The Black Mesa Coal Mine is located in northern Arizona and is owned by the Peabody Coal Mining Company, which leases the land from the Hopi and Navajo tribes under an agreement dating to 1964. There are actually two mines in the area, both owned by the same company under the same agreement — one at Black Mesa and the other at Kayenta — with each mine providing coal for a different power plant. The site today is the focus of a battle over the right to protect sacred lands and to maintain the way of life associated with that land, set against the desire of the power company to expand operations and make the lease permanent for the life of the mine.
The Black Mesa facility provides power to Phoenix, Tucson, and Las Vegas, fueled by the five million tons of coal extracted each year. The conflict centers on issues of environmental degradation, legal ethics, and financial equity — in part because of damage to the land caused by strip-mining, and in part because the springs and wells fed by the N-aquifer are drying up at an alarming rate, threatening both the hydrological and social stability of the entire region (Homans 2001:1).
The region is home to the Hopi and Navajo peoples, and a key to why these people settled here is found in the existence of the Navajo Aquifer — also called the N-aquifer — deep underground and fully saturating the 3,500 square miles of Black Mesa. Water seeps out of the edges of the aquifer and into the region's most productive watershed, the cliffs of Black Mesa, and the naturally occurring springs became the axis of Hopi culture: "the point to which the disparate clans that formed the tribe over the centuries migrated in an otherwise arid region" (Homans 2001:1).
The water has also become a key resource for the various farming, residential, and industrial facilities in the region, distributed by the Central Arizona Project. The Navajo and the Hopi have been in conflict over the land since the eleventh century (Benedek 1999:111). Hopi clans settled along the southern rim of Black Mesa and to this day continue intricate ceremonies to call rain to thirsty corn plants. Each Hopi village still bears the name of the spring that sustains it.
It was in the 1960s that both the Navajo Nation and the Hopi Tribal Council signed mineral exploration agreements with Peabody Coal Company (now Peabody Energy), with both tribal governments feeling compelled to do so in pursuit of economic development that would benefit their people. It has since been shown that the attorney for the Hopi Tribe was secretly working for the Peabody Coal Company at the same time that he advised the Hopi to approve the pumping of groundwater to transport the coal. The lease was made with the approval of the Department of the Interior (DOI), which holds tribal lands in trust. Part of the agreement stated that Peabody could be forced to find another way to move the coal if the slurry line was found to have an adverse effect on the N-aquifer. The government did not attempt to close the mine despite scientific evidence of the damage until environmental groups forced the closure of the Mohave Power Plant because of sulfur dioxide pollution of the air around the Grand Canyon (Black Mesa 2007:1).

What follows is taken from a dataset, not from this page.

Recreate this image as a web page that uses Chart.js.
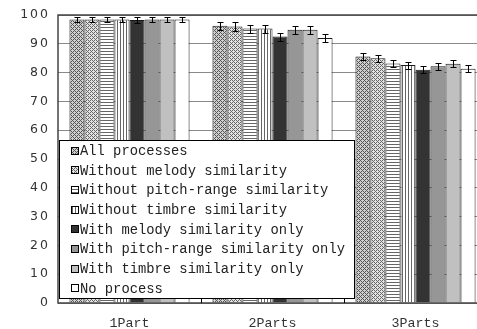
<!DOCTYPE html>
<html>
<head>
<meta charset="utf-8">
<script src="https://cdn.jsdelivr.net/npm/chart.js@4"></script>
<style>
  html, body { margin: 0; padding: 0; background: #fff; overflow: hidden; width: 477px; height: 329px; }
  #wrap { width: 487px; height: 329px; }
  canvas { display: block; }
</style>
</head>
<body>
<div id="wrap"><canvas id="chart" width="487" height="329"></canvas></div>
<script>
// data
const categories = ['1Part', '2Parts', '3Parts'];
const seriesNames = [
  'All processes',
  'Without melody similarity',
  'Without pitch-range similarity',
  'Without timbre similarity',
  'With melody similarity only',
  'With pitch-range similarity only',
  'With timbre similarity only',
  'No process'
];
const allProcesses      = [98.4, 96.3, 85.6];
const withoutMelody     = [98.4, 96.0, 85.0];
const withoutPitchRange = [98.4, 95.3, 83.2];
const withoutTimbre     = [98.4, 95.3, 82.6];
const melodyOnly        = [98.3, 92.5, 81.0];
const pitchRangeOnly    = [98.4, 94.9, 82.2];
const timbreOnly        = [98.4, 94.9, 83.1];
const noProcess         = [98.4, 92.0, 81.3];
const errorMargins      = [1.0, 1.4, 1.2]; // per category
const yTicks = [0, 10, 20, 30, 40, 50, 60, 70, 80, 90, 100];

const seriesValues = [allProcesses, withoutMelody, withoutPitchRange, withoutTimbre,
                      melodyOnly, pitchRangeOnly, timbreOnly, noProcess];

// fill patterns, like the old office chart hatches
function makePattern(kind) {
  const c = document.createElement('canvas');
  const g = c.getContext('2d');
  let s = 4;
  if (kind === 'horiz' || kind === 'vert') s = 3;
  c.width = s; c.height = s;
  g.fillStyle = '#fff';
  g.fillRect(0, 0, s, s);
  if (kind === 'cross') {
    g.fillStyle = '#d0d0d0'; g.fillRect(0, 0, s, s);
    g.fillStyle = '#555';
    for (let x = 0; x < s; x++) for (let y = 0; y < s; y++) {
      if ((x + y) % 4 === 0 || (x - y + 4) % 4 === 0) g.fillRect(x, y, 1, 1);
    }
  } else if (kind === 'diag') {
    g.fillStyle = '#e4e4e4'; g.fillRect(0, 0, s, s);
    g.fillStyle = '#666';
    for (let x = 0; x < s; x++) for (let y = 0; y < s; y++) {
      if ((x - y + 8) % 4 === 0 || (x - y + 8) % 4 === 2 && y % 2 === 0) g.fillRect(x, y, 1, 1);
    }
  } else if (kind === 'horiz') {
    g.fillStyle = '#666'; g.fillRect(0, 0, s, 1);
  } else if (kind === 'vert') {
    g.fillStyle = '#666'; g.fillRect(0, 0, 1, s);
  }
  return g.createPattern(c, 'repeat');
}

const fills = [
  makePattern('cross'),
  makePattern('diag'),
  makePattern('horiz'),
  makePattern('vert'),
  '#333333',
  '#969696',
  '#c0c0c0',
  '#ffffff'
];

const extras = {
  id: 'extras',
  afterDatasetsDraw(chart) {
    const ctx = chart.ctx;
    const area = chart.chartArea;
    const xs = chart.scales.x, ys = chart.scales.y;
    ctx.save();

    // error bars
    ctx.strokeStyle = '#000';
    ctx.lineWidth = 1;
    chart.data.datasets.forEach((ds, di) => {
      const meta = chart.getDatasetMeta(di);
      meta.data.forEach((bar, i) => {
        const v = ds.data[i], e = errorMargins[i];
        const x = Math.round(bar.x) + 0.5;
        const y1 = Math.round(ys.getPixelForValue(v + e)) + 0.5;
        const y2 = Math.round(ys.getPixelForValue(v - e)) + 0.5;
        ctx.beginPath();
        ctx.moveTo(x, y1); ctx.lineTo(x, y2);
        ctx.moveTo(x - 3, y1); ctx.lineTo(x + 3, y1);
        ctx.moveTo(x - 3, y2); ctx.lineTo(x + 3, y2);
        ctx.stroke();
      });
    });

    // frame
    ctx.strokeStyle = '#444';
    ctx.lineWidth = 1.5;
    ctx.strokeRect(area.left, area.top, area.right - area.left, area.bottom - area.top);

    // category boundary ticks (pointing up)
    ctx.lineWidth = 1;
    ctx.strokeStyle = '#000';
    const half = (xs.getPixelForValue(1) - xs.getPixelForValue(0)) / 2;
    for (let i = 0; i < categories.length - 1; i++) {
      const bx = Math.round(xs.getPixelForValue(i) + half) + 0.5;
      ctx.beginPath();
      ctx.moveTo(bx, area.bottom); ctx.lineTo(bx, area.bottom - 4);
      ctx.stroke();
    }

    // legend box inside the plot
    const lx = area.left + 1, ly = 140, lw = 295, lh = 158;
    ctx.fillStyle = '#fff';
    ctx.fillRect(lx, ly, lw, lh);
    ctx.strokeStyle = '#000';
    ctx.lineWidth = 1;
    ctx.strokeRect(lx + 0.5, ly + 0.5, lw, lh);
    ctx.font = "13.8px 'Liberation Mono'";
    ctx.textBaseline = 'middle';
    ctx.textAlign = 'left';
    seriesNames.forEach((name, i) => {
      const cy = 150.5 + i * 19.67;
      const bx = lx + 12, by = Math.round(cy - 4);
      ctx.fillStyle = fills[i];
      ctx.fillRect(bx, by, 8, 8);
      ctx.strokeStyle = '#000';
      ctx.strokeRect(bx + 0.5, by + 0.5, 7, 7);
      ctx.fillStyle = '#222';
      ctx.fillText(name, lx + 21, cy + 1);
    });

    ctx.restore();
  },
  afterDraw(chart) {
    // y tick labels, spaced out like the original
    const ctx = chart.ctx;
    const ys = chart.scales.y;
    ctx.save();
    ctx.font = "12.5px 'DejaVu Sans'";
    ctx.letterSpacing = '2px';
    ctx.fillStyle = '#333';
    ctx.textAlign = 'right';
    ctx.textBaseline = 'middle';
    ys.ticks.forEach(t => {
      ctx.fillText(String(t.value), 50, ys.getPixelForValue(t.value));
    });
    ctx.restore();
  }
};

new Chart(document.getElementById('chart'), {
  type: 'bar',
  data: {
    labels: categories,
    datasets: seriesNames.map((name, i) => ({
      label: name,
      data: seriesValues[i],
      backgroundColor: fills[i],
      borderColor: '#1a1a1a',
      borderWidth: 1,
      barPercentage: 1,
      categoryPercentage: 0.84
    }))
  },
  options: {
    responsive: false,
    animation: false,
    devicePixelRatio: 1,
    layout: { padding: { top: 15, left: 0, right: 0, bottom: 0 } },
    plugins: {
      legend: { display: false },
      tooltip: { enabled: false }
    },
    scales: {
      x: {
        grid: { display: false, drawTicks: false },
        border: { display: false },
        ticks: {
          color: '#333',
          font: { family: 'Liberation Mono', size: 13.3 },
          padding: 12,
          maxRotation: 0
        },
        afterFit: s => { s.height = 26; }
      },
      y: {
        min: 0,
        max: 100,
        afterBuildTicks: s => { s.ticks = yTicks.map(v => ({ value: v })); },
        grid: { color: '#8a8a8a', lineWidth: 1, drawTicks: false },
        border: { display: false },
        ticks: { display: false },
        afterFit: s => { s.width = 58; }
      }
    }
  },
  plugins: [extras]
});
</script>
</body>
</html>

The history of the region in the twentieth century shows how the natural resources of the area attracted entrepreneurs and politicians and how Native Americans were enlisted under agreements such as that forming the Black Mesa Mine, even though a full understanding of the environmental impact was lacking. From the outset, the Native Americans were at a disadvantage because the government had to approve the original agreement and also wanted the water. In fact, the federal government was a major financier of the venture as well as a major purchaser of power to be generated by the Navajo Generating Station.
This meant that the Secretary of the Interior pressed for a successful and speedy conclusion to the negotiations, and to achieve this, the Bureau of Reclamation contributed its considerable technical capacities. The Bureau of Indian Affairs, on the other hand, could not provide the tribe with the expertise needed to make informed decisions, and indeed had to rely on the Bureau of Reclamation for data and advice:
"Lacking independent sources of data and advice and, in addition, being pressured by the Department of the Interior and its sister agency, the Bureau of Indian Affairs presented the tribe an either-or option: either the tribe accepted limitations on its water rights or it would not receive any economic benefits from the Black Mesa coal mines" (Anderson et al. 1981:216).
The issue can be seen as seeking a balance between the needs of the more developed areas and the needs of the Native Americans, but it is also an issue of protecting the environment rather than exhausting it too quickly. It is also an economic issue, because the only reason the Peabody company uses the slurry method at this facility is that it obtains the water for virtually nothing. A different method of transport could and would be used if the water were protected. Critics point out how shortsighted it is to fail to protect the water supply — framing the issue as providing necessary power to the region while simultaneously destroying a water supply that is even more vital to the people who have depended on it for centuries.